I had to be perfect, something I could never have been, so would always fail.
I wanted to spend my life singing and exploring singing, but not necessarily performing, and there is a big difference. Ironically, after stopping performing, I’ve have spent the next decade enjoying singing for a job and never loosing my voice again.
I wanted to share this before this evening’s class – and what I’ve shared is only the surface of it. It’s influenced all my teaching since, and my urge to help other singers. In class we’ll be looking at the general vocal health rather than rehabilitation and the effects of hormones, fatigue, muscle tension, over work, bad technique, habitual patterns, diet, mental health and some things you can do to on a daily basis to keep in top vocal condition. Book the class here
I’ll sign off with this:
Close your eyes, take a deep breath. Your voice is you. It is not a pet to tell what to do, It is not engineering to ask someone else to repair.
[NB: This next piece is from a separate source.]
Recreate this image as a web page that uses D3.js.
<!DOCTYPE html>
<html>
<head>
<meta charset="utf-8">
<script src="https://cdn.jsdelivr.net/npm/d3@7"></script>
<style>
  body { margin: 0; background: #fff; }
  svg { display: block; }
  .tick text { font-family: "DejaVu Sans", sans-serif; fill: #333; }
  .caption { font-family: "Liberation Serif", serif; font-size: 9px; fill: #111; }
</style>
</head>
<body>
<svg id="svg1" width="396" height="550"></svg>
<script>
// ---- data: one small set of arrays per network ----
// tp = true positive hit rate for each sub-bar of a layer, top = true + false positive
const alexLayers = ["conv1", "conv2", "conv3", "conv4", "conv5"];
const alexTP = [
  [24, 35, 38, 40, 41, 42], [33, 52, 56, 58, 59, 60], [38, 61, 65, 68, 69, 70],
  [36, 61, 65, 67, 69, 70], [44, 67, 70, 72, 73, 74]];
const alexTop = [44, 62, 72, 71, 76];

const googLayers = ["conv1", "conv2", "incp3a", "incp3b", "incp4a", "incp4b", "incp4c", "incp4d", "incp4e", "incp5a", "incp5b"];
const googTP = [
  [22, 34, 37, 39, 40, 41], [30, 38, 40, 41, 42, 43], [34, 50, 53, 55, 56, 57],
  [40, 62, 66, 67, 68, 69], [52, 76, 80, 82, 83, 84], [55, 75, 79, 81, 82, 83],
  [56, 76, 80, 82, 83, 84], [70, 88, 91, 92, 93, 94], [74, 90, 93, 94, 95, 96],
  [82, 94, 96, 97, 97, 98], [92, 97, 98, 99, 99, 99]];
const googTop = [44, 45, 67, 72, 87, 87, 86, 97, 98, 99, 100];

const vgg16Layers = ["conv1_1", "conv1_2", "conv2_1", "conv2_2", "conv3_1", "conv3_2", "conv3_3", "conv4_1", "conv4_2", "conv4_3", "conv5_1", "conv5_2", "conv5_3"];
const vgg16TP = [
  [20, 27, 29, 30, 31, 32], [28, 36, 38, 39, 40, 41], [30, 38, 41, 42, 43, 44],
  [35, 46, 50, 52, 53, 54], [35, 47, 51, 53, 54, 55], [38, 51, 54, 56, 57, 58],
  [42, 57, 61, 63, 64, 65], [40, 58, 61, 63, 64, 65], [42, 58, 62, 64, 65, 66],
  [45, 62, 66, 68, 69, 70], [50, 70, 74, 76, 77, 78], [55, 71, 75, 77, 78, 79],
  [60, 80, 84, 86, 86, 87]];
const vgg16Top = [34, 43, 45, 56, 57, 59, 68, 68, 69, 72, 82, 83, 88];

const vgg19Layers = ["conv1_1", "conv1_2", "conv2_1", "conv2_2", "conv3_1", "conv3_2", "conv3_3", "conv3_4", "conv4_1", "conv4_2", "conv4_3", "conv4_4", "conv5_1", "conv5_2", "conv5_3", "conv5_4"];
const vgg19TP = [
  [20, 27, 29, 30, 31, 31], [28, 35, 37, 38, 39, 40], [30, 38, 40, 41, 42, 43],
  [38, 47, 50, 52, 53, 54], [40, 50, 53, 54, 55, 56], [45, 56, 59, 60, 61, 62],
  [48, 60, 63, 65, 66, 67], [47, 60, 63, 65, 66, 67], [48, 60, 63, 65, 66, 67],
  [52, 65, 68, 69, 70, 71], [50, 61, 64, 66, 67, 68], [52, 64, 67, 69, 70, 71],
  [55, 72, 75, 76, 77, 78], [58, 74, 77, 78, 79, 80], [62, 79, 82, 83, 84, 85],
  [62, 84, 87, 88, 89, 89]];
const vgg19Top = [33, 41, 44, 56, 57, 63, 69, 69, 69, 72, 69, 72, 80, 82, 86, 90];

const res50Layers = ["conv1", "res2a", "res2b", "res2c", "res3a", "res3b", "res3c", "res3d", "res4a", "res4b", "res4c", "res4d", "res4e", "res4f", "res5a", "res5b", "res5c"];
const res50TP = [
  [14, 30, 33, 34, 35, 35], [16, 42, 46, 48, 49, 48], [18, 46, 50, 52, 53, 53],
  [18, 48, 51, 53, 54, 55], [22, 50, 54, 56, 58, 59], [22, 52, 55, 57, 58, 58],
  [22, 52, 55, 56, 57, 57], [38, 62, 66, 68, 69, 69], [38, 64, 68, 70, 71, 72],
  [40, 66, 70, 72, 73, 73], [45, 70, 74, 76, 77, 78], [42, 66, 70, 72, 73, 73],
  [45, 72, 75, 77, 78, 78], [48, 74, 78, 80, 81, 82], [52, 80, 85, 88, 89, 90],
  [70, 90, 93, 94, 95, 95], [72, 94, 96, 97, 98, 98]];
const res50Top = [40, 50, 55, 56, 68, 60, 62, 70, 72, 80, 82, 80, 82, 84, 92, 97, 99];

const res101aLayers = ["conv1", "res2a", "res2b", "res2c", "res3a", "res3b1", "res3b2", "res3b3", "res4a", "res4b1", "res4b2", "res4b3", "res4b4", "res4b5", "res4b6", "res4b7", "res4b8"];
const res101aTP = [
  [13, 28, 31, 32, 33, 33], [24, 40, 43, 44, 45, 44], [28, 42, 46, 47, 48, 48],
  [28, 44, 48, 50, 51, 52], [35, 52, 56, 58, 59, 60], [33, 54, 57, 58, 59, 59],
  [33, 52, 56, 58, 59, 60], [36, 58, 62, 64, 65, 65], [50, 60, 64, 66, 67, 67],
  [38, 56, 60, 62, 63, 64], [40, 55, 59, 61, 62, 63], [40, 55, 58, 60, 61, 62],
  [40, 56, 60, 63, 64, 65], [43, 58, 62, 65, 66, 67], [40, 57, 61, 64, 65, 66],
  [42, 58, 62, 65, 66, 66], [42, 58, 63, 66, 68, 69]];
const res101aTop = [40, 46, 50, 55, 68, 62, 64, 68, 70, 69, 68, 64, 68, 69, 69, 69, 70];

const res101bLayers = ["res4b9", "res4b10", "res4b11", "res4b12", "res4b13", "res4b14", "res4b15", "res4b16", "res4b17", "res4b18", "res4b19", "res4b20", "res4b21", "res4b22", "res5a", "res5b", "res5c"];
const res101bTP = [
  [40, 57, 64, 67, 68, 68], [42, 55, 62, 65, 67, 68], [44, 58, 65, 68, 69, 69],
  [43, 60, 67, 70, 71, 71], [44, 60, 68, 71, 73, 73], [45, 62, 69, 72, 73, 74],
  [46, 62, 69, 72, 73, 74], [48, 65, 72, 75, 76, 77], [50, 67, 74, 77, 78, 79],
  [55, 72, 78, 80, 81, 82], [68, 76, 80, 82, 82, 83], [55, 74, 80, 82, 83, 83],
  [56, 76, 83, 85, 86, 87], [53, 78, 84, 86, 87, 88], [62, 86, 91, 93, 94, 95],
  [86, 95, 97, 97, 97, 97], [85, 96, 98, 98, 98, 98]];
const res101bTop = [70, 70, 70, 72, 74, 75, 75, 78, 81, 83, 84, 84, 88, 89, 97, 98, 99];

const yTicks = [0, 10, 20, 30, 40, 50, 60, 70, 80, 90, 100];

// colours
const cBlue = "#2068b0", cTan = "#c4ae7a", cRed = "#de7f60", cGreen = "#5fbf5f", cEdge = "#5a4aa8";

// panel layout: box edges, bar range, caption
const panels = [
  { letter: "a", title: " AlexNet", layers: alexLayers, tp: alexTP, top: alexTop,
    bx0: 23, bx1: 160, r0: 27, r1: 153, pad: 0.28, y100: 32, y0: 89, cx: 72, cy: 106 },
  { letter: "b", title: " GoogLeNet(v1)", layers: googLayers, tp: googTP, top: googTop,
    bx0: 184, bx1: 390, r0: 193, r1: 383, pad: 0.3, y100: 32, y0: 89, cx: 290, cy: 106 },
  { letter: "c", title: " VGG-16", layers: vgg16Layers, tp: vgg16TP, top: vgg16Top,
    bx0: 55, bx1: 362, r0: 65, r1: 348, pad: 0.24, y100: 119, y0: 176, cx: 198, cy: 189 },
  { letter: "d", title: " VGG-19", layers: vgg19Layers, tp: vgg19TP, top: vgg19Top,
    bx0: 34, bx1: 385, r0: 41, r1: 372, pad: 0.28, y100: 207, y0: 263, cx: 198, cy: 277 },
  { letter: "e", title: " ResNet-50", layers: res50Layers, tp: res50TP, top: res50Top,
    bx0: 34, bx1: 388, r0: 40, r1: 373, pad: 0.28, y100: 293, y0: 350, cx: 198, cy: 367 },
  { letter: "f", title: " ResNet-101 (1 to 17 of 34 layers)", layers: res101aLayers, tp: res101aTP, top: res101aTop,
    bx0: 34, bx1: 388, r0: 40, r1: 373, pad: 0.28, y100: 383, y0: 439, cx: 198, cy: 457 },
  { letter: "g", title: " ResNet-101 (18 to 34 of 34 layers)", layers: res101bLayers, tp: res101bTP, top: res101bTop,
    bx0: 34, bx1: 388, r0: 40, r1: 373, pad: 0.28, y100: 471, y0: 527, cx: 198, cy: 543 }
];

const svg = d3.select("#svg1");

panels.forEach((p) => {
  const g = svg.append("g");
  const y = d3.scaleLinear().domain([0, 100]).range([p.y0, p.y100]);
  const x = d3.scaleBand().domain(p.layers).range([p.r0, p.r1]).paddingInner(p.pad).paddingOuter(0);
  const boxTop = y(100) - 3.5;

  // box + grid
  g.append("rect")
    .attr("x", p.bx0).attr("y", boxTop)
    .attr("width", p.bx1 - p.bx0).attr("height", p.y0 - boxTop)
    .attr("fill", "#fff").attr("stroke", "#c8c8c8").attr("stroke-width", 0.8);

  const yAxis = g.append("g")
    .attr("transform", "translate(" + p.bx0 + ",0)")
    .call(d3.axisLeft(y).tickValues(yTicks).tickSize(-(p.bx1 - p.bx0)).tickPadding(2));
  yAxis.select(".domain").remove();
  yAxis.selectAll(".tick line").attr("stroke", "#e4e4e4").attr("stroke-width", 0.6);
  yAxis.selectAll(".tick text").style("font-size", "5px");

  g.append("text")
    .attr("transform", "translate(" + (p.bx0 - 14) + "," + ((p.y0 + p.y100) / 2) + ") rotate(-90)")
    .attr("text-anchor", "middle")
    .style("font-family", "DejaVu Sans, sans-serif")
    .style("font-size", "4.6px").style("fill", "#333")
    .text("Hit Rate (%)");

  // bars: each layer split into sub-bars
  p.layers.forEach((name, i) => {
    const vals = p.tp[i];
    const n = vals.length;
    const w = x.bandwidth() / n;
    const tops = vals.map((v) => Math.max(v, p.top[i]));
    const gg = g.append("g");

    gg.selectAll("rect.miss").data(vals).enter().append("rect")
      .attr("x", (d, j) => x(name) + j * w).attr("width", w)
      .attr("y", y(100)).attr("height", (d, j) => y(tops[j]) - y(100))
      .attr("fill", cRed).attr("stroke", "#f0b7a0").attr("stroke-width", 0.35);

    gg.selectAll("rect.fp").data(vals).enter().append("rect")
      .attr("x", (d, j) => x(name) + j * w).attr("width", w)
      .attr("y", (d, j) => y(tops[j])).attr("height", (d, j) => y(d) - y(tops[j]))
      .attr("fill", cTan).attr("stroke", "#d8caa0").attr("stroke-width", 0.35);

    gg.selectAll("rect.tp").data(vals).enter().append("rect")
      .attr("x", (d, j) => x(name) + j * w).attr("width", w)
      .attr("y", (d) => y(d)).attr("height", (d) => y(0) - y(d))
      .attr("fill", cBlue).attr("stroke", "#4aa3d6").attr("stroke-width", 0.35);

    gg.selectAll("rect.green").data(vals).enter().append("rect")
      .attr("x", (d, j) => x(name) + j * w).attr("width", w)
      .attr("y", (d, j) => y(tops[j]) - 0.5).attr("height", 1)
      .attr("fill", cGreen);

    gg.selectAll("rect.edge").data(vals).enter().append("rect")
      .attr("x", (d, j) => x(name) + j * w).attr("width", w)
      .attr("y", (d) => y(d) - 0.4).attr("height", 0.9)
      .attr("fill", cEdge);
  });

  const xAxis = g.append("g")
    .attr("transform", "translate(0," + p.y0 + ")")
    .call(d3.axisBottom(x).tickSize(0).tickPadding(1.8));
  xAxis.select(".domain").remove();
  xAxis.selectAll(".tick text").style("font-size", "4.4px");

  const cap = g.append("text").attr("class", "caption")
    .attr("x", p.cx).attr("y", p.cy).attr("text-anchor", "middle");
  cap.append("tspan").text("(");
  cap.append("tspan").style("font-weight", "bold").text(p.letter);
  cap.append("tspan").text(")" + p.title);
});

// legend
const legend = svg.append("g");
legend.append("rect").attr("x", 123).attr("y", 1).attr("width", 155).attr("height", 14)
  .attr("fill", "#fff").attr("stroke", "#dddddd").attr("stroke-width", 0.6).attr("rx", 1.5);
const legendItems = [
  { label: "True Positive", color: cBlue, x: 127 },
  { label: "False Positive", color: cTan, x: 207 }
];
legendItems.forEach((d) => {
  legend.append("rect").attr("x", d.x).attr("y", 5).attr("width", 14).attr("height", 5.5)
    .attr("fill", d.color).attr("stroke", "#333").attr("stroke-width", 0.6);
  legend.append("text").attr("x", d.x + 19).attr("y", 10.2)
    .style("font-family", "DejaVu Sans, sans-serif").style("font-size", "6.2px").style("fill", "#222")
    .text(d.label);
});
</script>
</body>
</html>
It is your breath, it is what you use to communicate with the world. It responds to your nervous system, the motions of your limbs, it’s intertwined with your memories.
Aim for awareness. Feel how everything feels. You know your voice better than anyone else. Any command, any piece of advice, is one colour in your picture. Stop going to people for answers and instead go to people to learn from them. There is a difference.
It is not your land to conquer and dominate, but to explore and play with. For like our world there are parts we will never fully understand.